The best practice of having an integrated meta model is missed by the vast majority of organizations as they chose to implement many smaller metadata management solutions, rather than an enterprise-wide metadata management effort.
A fundamentally sound meta model contains metadata that relates to both the current environment and the future/planned environment. Metadata management is very valuable in understanding and managing our current business and technical landscape; however, it can also play a central role in our organization’s future plans. For example, let’s assume that our company is considering a migration to a new ERP (enterprise resource planning) vendor. It would be very valuable to query the meta model to see how many of our current data elements are already available in the new ERP vendor’s solution.
Lastly, meta models are historical as a good meta model will include historical views of the metadata, even as it changes over time. This allows a corporation to understand how their business has evolved over the years. This is especially critical if the MME is supporting an application that contains historical data, like a data warehouse or an advanced analytics application. For example, if the business metadata definition for “customer” is “anyone that has purchased a product from our company within one of our stores, website or through our catalog”. A year later a new distribution channel is added to the strategy. The company now allows customers to order products through an app on their phone. At that point in time, the business metadata definition for customer would be modified to “anyone that has purchased a product from our company, website, within one of our stores, through our mail order catalog or through our company app”. A fundamentally sound meta model stores both definitions because they have validity, depending on what data you are analyzing (and the age of that data).
This is the industry’s first widespread term to refer to the metadata management system. The term refers to the meta model and typically a management software package that may have been purchased. It is one of the six components of the MME.
Types of Metadata
There are two types of metadata that the MME will contain, technical and business.
Technical metadata provides the developers, DBA (database administrators), technical users, and other IT staff members the metadata they need to maintain, grow, and effectively manage an organization’s IT environment.
Technical metadata is absolutely critical for the ongoing maintenance and growth of the warehouse.

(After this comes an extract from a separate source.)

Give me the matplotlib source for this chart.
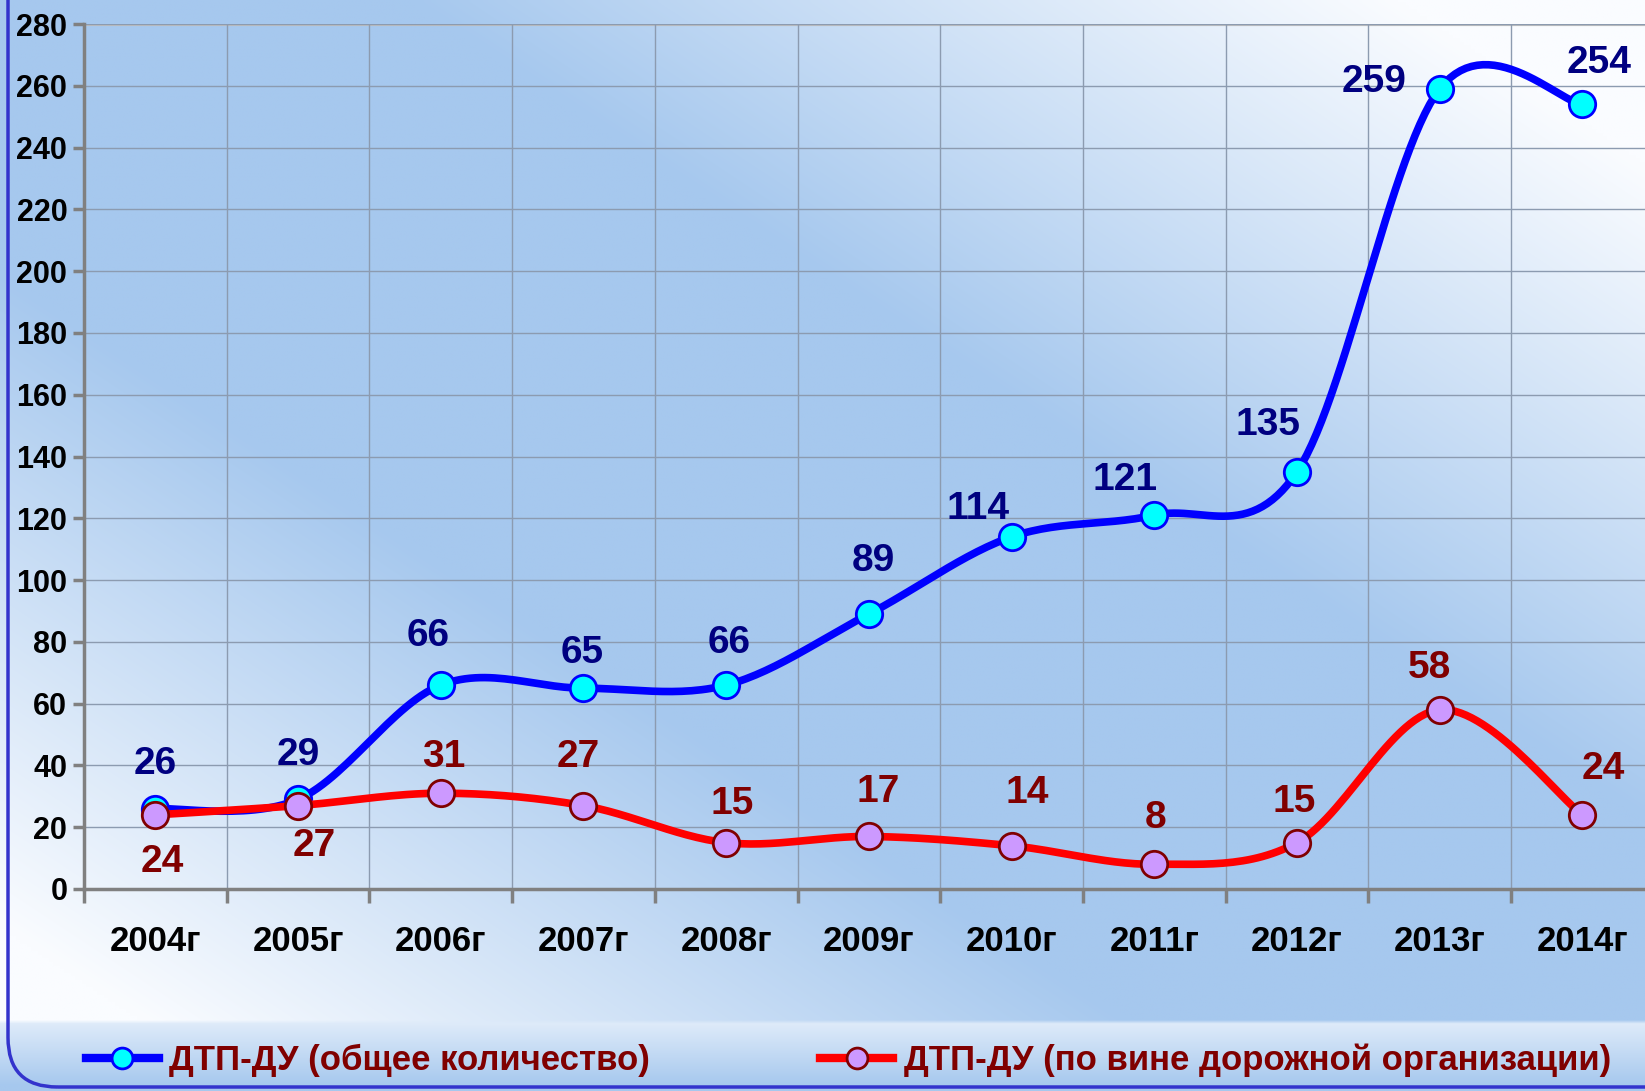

Without technical metadata the task of analyzing and implementing changes to a decision support system is significantly more difficult and time consuming.

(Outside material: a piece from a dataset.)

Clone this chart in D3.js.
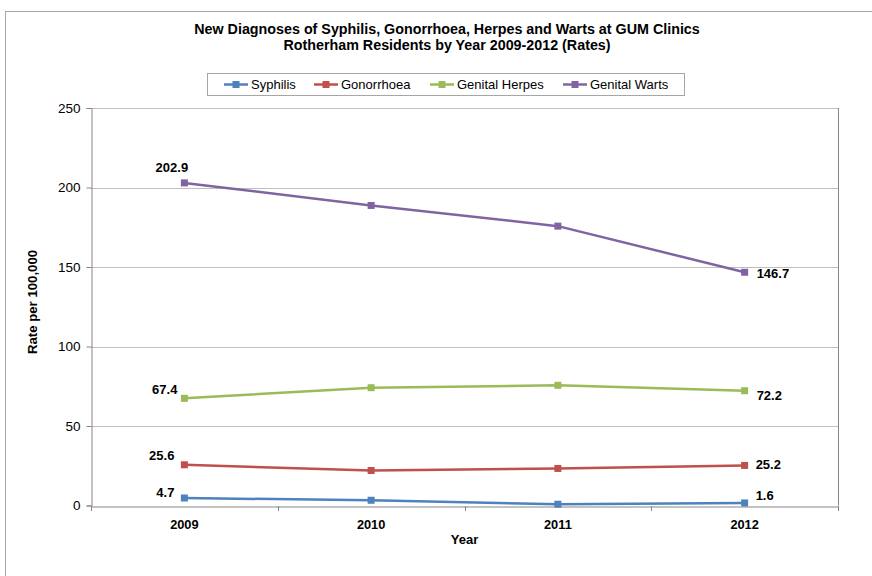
<!DOCTYPE html>
<html><head><meta charset="utf-8">
<script src="https://cdn.jsdelivr.net/npm/d3@7"></script>
<style>
body{margin:0;background:#fff;}
text{font-family:"Liberation Sans",Arial,sans-serif;}
</style></head>
<body><svg id="c" width="872" height="576"></svg>
<script>
const years = ["2009","2010","2011","2012"];
const seriesNames = ["Syphilis","Gonorrhoea","Genital Herpes","Genital Warts"];
const syphilis = [4.7, 3.3, 0.8, 1.6];
const gonorrhoea = [25.6, 22.0, 23.3, 25.2];
const herpes = [67.4, 74.1, 75.6, 72.2];
const warts = [202.9, 188.7, 175.7, 146.7];
const yTicks = [0, 50, 100, 150, 200, 250];
const titleLines = ["New Diagnoses of Syphilis, Gonorrhoea, Herpes and Warts at GUM Clinics","Rotherham Residents by Year 2009-2012 (Rates)"];
const colors = ["#4F81BD","#C0504D","#9BBB59","#8064A2"];
const seriesValues = [syphilis, gonorrhoea, herpes, warts];
// label offsets (first & last points): [dx, dy, anchor]
const firstLabelPos = [[-10,-1,"end"],[-10,-4.5,"end"],[-7,-4.5,"end"],[-12.5,-11,"middle"]];
const lastLabelPos = [[11,-3,"start"],[11,4,"start"],[12,9.5,"start"],[12,5.5,"start"]];

const svg = d3.select("#c");
const L = 91, R = 838, T = 108, B = 505.5;
const FONT = "'Liberation Sans',Arial,sans-serif";

// outer chart border
svg.append("rect").attr("x",5.5).attr("y",11.5).attr("width",900).attr("height",600)
  .attr("fill","#fff").attr("stroke","#a6a6a6").attr("stroke-width",1);

const x = d3.scaleBand().domain(years).range([L,R]).padding(0);
const y = d3.scaleLinear().domain([0,250]).range([B,T]);

// gridlines
svg.append("g").selectAll("line").data(yTicks.filter(d=>d>0)).join("line")
  .attr("x1",L).attr("x2",R).attr("y1",d=>Math.round(y(d))+0.5).attr("y2",d=>Math.round(y(d))+0.5)
  .attr("stroke","#bfbfbf").attr("stroke-width",1);
// plot right border
svg.append("line").attr("x1",R+0.5).attr("x2",R+0.5).attr("y1",T).attr("y2",B).attr("stroke","#868686");

// y axis
const yAxis = d3.axisLeft(y).tickValues(yTicks).tickSize(5).tickPadding(6).tickFormat(d3.format("d"));
const gy = svg.append("g").attr("transform",`translate(${L+0.5},0)`).call(yAxis);
gy.select(".domain").attr("stroke","#868686");
gy.selectAll(".tick line").attr("stroke","#868686");
gy.selectAll(".tick text").attr("font-size","13.5px").attr("fill","#000").attr("font-family",FONT);

// x axis
const xAxis = d3.axisBottom(x).tickSize(0).tickPadding(13);
const gx = svg.append("g").attr("transform",`translate(0,${Math.round(B)+0.5})`).call(xAxis);
gx.select(".domain").attr("stroke","#868686");
gx.selectAll(".tick text").attr("font-size","12.8px").attr("font-weight","bold").attr("fill","#000").attr("font-family",FONT);
// category boundary ticks
const bounds = years.map(d=>x(d)).concat([R]);
svg.append("g").selectAll("line").data(bounds).join("line")
  .attr("x1",d=>Math.round(d)+0.5).attr("x2",d=>Math.round(d)+0.5)
  .attr("y1",Math.round(B)).attr("y2",Math.round(B)+5).attr("stroke","#868686");

const cx = d => x(d) + x.bandwidth()/2;
const line = d3.line().x((v,i)=>cx(years[i])).y(v=>y(v));

seriesValues.forEach((vals,si)=>{
  const g = svg.append("g");
  g.append("path").datum(vals).attr("d",line).attr("fill","none")
    .attr("stroke",colors[si]).attr("stroke-width",2.5).attr("stroke-linejoin","round");
  g.selectAll("rect").data(vals).join("rect")
    .attr("x",(v,i)=>cx(years[i])-3.5).attr("y",v=>y(v)-3.5).attr("width",7).attr("height",7)
    .attr("fill",colors[si]);
  const fp = firstLabelPos[si], lp = lastLabelPos[si];
  g.append("text").attr("x",cx(years[0])+fp[0]).attr("y",y(vals[0])+fp[1])
    .attr("text-anchor",fp[2]).attr("font-size","13px").attr("font-weight","bold").text(vals[0].toFixed(1));
  const n = vals.length-1;
  g.append("text").attr("x",cx(years[n])+lp[0]).attr("y",y(vals[n])+lp[1])
    .attr("text-anchor",lp[2]).attr("font-size","13px").attr("font-weight","bold").text(vals[n].toFixed(1));
});

// title
svg.append("g").selectAll("text").data(titleLines).join("text")
  .attr("x",447).attr("y",(d,i)=>34+i*16).attr("text-anchor","middle")
  .attr("font-size","14.3px").attr("font-weight","bold").text(d=>d);

// axis titles
svg.append("text").attr("transform",`translate(37,302) rotate(-90)`).attr("text-anchor","middle")
  .attr("font-size","13.2px").attr("font-weight","bold").text("Rate per 100,000");
svg.append("text").attr("x",(L+R)/2).attr("y",544).attr("text-anchor","middle")
  .attr("font-size","13px").attr("font-weight","bold").text("Year");

// legend
const lg = svg.append("g");
lg.append("rect").attr("x",207.5).attr("y",73.5).attr("width",477).attr("height",22)
  .attr("fill","#fff").attr("stroke","#a6a6a6");
const legX = [224, 314, 430, 563];
seriesNames.forEach((nm,i)=>{
  lg.append("line").attr("x1",legX[i]).attr("x2",legX[i]+24).attr("y1",84.5).attr("y2",84.5)
    .attr("stroke",colors[i]).attr("stroke-width",2.5);
  lg.append("rect").attr("x",legX[i]+8.5).attr("y",81).attr("width",7).attr("height",7).attr("fill",colors[i]);
  lg.append("text").attr("x",legX[i]+27).attr("y",89).attr("font-size","13px").text(nm);
});
</script></body></html>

|Examples of Technical Metadata|
|Physical, logical, and conceptual data element names, domain values, data quality rules, and formats|
|Physical, logical, and conceptual table/file names, keys. and indexes|
|Physical, logical, and conceptual table/entity relationships|
|The physical flow of data within an IT environment|
|Physical, logical, and conceptual data models|
|Audit controls, and balancing information|
|The structure of data|
|Application names and boundaries|
|Mappings, extractions, transformations, and loads of data between applications|
|Encoding/reference table conversions|
|The relationship between models|
|History of data extractions and replications|
|User access patterns, frequency, and execution time of reports/queries|
|Table/data element access patterns|
|Technical business rules|
|Application archiving (e.g. data warehouse, data lake)|
|Program, and job names and descriptions|
|Security criteria, constraints, and measures|
Table 3: Examples of Technical Metadata
The table above gives us a solid example of technical metadata. The following table will give more examples of technical, except with an IT portfolio management focus.

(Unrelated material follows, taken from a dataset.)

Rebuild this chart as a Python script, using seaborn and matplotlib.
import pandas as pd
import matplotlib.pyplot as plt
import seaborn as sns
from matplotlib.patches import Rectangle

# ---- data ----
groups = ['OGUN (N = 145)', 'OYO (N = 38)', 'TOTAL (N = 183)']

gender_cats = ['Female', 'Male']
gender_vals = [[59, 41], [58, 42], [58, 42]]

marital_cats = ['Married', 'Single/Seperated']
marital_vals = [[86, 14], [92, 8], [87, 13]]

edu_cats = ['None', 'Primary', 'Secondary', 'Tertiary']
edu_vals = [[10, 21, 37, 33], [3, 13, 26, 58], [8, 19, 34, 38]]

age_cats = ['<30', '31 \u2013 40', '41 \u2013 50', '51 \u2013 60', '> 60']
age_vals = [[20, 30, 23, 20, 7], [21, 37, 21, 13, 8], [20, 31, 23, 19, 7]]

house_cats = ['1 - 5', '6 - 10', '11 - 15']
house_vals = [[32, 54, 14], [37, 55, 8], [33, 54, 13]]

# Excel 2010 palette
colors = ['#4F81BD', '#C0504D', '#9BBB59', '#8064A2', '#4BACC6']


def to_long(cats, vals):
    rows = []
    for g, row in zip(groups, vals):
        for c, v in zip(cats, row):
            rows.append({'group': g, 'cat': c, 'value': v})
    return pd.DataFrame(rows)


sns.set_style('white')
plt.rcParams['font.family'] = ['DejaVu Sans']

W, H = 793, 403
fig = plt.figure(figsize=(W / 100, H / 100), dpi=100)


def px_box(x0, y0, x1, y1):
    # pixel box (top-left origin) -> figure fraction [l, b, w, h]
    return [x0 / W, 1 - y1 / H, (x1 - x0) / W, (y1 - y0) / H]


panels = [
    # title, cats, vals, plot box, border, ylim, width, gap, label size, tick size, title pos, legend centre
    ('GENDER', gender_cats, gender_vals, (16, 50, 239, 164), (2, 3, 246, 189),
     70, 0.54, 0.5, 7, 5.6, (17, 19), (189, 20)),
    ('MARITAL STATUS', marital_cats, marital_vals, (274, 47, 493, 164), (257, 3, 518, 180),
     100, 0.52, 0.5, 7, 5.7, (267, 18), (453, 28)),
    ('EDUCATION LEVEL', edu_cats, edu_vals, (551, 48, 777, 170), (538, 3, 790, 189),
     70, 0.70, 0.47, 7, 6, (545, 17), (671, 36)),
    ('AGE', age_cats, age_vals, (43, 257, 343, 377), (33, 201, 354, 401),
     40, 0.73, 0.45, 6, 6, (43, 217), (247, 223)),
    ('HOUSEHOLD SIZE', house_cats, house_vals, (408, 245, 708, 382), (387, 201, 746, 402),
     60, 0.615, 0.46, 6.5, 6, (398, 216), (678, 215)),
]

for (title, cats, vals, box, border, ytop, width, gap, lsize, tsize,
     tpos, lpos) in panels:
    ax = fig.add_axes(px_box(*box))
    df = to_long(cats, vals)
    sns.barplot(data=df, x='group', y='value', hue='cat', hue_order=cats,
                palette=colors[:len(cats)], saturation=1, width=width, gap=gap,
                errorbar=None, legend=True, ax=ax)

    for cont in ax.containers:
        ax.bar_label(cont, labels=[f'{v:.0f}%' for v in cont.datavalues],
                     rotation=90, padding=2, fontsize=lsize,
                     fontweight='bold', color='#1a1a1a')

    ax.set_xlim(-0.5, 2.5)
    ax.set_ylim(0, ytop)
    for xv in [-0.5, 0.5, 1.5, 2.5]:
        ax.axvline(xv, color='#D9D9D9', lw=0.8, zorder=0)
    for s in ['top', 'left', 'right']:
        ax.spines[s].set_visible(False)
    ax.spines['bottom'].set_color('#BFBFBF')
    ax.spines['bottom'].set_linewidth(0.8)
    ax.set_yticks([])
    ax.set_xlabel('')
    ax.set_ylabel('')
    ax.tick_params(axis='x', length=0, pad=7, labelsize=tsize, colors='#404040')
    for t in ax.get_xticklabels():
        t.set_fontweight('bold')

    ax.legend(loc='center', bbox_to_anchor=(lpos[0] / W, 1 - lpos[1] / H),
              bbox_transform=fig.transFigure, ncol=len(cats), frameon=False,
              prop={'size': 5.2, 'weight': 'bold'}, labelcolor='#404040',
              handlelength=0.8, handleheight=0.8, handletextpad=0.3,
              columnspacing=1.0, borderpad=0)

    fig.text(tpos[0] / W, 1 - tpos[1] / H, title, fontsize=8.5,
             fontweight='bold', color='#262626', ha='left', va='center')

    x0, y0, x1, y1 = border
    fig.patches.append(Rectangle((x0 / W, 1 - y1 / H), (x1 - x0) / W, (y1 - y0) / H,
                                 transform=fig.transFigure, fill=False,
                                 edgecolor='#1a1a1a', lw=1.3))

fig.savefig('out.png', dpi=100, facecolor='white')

|Examples of Technical Metadata for IT Portfolio Management|
|Hardware assets (mainframes, Unix, servers, PCs, etc.)|
|Hardware configurations (disk space, memory, processor types, etc.)|
|Hardware costs (purchase price, leasing fees, maintenance fees, etc.)|
|Software license expiration dates|
|Software installations (purchase price, leasing fees, maintenance fees, etc.)|
|Installed software patches|
|System technology rankings (E = evolving, S = stable, A = aging, O = obsolete/unsupported)|
|Project costs (estimates and actuals) (internal, consulting, hardware, and software)|
|Project success rates|
|Project staffing (internal, vendors, temporary, etc.)|
|Project estimated date of completion, actual date of completion, etc.|
|Project business justification and scope|
|Hardware assets (mainframes, Unix, servers, PCs, etc.)|
|Hardware configurations (disk space, memory, processor types, etc.)|
Table 4: Examples of Technical Metadata for IT Portfolio Management
It is important to note that a reference guide lists a third type of metadata called Operational Metadata. Operational Metadata refers to metadata that a data warehouse team may add during the ETL process and which is designed to help the ETL process. Examples of operational metadata include ETL Load Date, Update Date, Load Cycle Identifier, Current Flag Indicator, Operational System(s) Identifier, Active in Operational System Flag and Confidence Level Indicator. Operational metadata should not be classified as a 3rd type of a metadata as it is a type of technical metadata.
Business metadata is the link between IT applications and business users as it provides the semantic layer that helps business professionals locate, understand, and effectively utilize the organization’s data. Business metadata provides these users with a roadmap for access to the data in the data warehouse, analytical engines, sales systems, ERP applications, data lakes, big data stores, websites, and all the other applications in the IT environment.
|Examples of Business Metadata|
|Common access routines for the data in the warehouse/mart, mobile apps, data lake, analytical engine, ERP, sales system, websites, social media sites, etc.|
|Table names, and definitions in business terms|
|Data element names, domain values, and definitions in business terms|
|Application field mappings, transformations, and summarization|
|Rules for drill down, drill up, drill across, and drill through|
|Data steward policies, standards, procedures, workflows, and decision trees|
|Organization hierarchies and contact trees|
|Other hierarchies (e.g. product)|
|Various security policies and risk management procedures|
|Data warehouse refresh dates|
Table 5: Examples of Business Metadata
Other Key Metadata Management Terms and Concepts
A business glossary provides a listing and sometimes a hierarchy, of the key business concepts of an organization in a common vocabulary. Often it will contain definitions, rules, and polices.
Table 6: Simple Business Glossary Example
Data Dictionary/Data Glossary
A data dictionary (aka data glossary) can be said to be a business glossary designed for an organization’s IT staff. It would show a listing of the key business concepts and their associated technical instantiations in a common vocabulary.
Table 7: Simple Data Dictionary Example
Data heritage represents the metadata about the original source of the data. For example, the data heritage of a business element called “Customer Name” could be “a salesperson types in the customer’s name in the Salesforce system”.
Data lineage represents information about everything that has “happened” to the data within an organization’s environment. Whether the data was moved from one system to another, transformed, aggregated, etc., ETL (extraction, transformation, and load) tools can capture this metadata electronically.
Learning these foundational concepts that are used in the enterprise-wide management of metadata in an organization in an essential part of every data management professional’s development. Follow these concepts and keep them present build an effective data management program.